_WRITTEN PROBLEM_.
Wherever a line holds the string "this", copy that line.

_DATASET EXTRACT_.
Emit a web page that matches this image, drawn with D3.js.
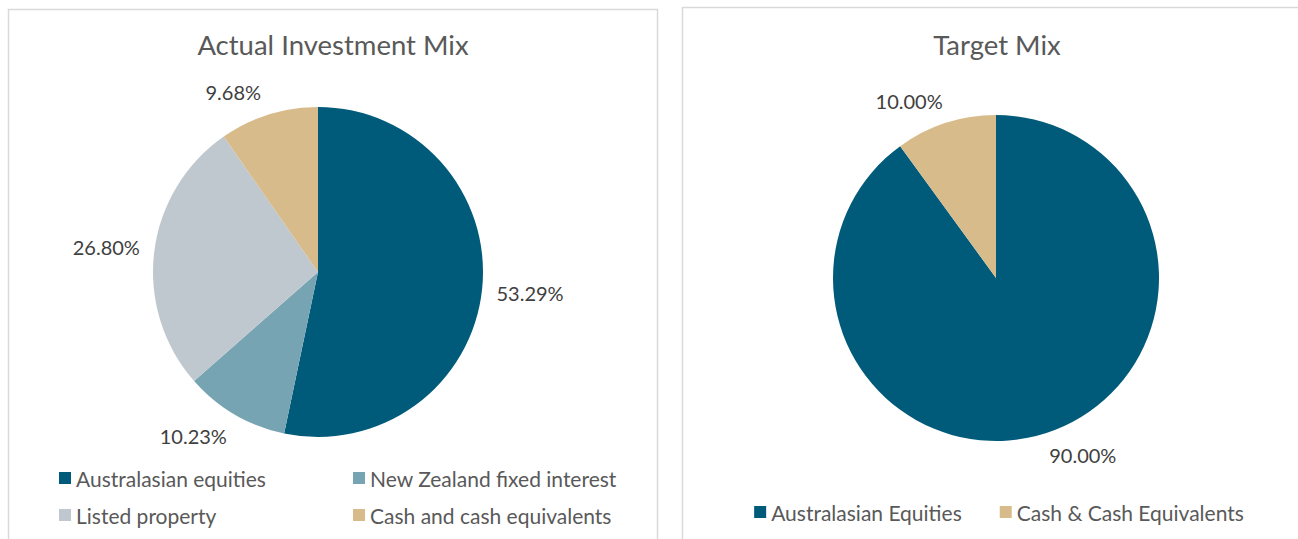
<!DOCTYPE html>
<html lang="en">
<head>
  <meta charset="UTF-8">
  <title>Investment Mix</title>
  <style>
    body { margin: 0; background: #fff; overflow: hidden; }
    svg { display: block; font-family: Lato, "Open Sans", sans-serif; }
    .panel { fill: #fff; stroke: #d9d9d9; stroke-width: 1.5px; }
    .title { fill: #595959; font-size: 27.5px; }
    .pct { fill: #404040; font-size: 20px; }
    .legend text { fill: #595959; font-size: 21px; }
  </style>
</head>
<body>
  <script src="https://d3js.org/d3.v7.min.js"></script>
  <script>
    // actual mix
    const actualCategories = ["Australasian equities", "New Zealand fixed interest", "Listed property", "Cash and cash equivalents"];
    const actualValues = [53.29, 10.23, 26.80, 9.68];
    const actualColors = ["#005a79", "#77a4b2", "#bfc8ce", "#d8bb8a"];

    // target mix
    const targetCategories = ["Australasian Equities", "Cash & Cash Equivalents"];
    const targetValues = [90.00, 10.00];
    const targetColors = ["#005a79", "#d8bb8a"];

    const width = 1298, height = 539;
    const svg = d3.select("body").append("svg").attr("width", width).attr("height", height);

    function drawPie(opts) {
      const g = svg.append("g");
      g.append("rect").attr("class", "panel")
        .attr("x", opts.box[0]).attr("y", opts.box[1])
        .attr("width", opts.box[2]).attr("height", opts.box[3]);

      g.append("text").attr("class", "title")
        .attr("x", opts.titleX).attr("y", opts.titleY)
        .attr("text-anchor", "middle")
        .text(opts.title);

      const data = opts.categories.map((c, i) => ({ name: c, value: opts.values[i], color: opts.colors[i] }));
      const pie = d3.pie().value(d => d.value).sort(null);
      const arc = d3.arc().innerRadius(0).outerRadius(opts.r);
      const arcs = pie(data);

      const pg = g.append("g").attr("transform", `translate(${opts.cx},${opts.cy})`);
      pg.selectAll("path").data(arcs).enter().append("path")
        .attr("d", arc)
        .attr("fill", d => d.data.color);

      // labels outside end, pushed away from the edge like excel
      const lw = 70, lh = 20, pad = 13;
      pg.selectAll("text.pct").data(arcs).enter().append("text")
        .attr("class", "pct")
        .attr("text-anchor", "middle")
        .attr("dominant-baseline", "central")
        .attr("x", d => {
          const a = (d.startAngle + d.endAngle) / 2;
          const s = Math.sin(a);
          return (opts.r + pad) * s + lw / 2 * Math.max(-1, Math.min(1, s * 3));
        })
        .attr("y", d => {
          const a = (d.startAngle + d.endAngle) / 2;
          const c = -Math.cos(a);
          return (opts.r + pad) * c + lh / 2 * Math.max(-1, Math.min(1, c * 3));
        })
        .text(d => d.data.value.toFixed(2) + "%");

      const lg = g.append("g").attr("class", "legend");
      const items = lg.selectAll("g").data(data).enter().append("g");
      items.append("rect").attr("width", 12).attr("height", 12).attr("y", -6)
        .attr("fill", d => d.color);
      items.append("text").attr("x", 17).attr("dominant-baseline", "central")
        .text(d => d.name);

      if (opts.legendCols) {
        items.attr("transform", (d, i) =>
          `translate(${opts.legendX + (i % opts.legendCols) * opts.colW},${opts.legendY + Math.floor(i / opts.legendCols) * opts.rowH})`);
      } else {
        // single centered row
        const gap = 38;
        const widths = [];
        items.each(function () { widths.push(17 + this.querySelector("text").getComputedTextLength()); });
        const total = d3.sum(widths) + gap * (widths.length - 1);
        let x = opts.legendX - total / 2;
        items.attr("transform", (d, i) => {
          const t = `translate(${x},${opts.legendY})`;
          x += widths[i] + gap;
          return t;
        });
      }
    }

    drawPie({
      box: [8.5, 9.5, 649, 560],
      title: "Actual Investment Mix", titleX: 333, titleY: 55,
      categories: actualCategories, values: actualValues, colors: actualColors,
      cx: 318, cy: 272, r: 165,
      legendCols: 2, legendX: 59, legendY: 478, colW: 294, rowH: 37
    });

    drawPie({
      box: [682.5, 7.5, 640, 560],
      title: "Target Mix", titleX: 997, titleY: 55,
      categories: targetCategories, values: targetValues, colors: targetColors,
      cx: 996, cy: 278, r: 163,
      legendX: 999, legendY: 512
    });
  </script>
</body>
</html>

_COMPLETE ANSWER_.
Emit a web page that matches this image, drawn with D3.js.
        items.each(function () { widths.push(17 + this.querySelector("text").getComputedTextLength()); });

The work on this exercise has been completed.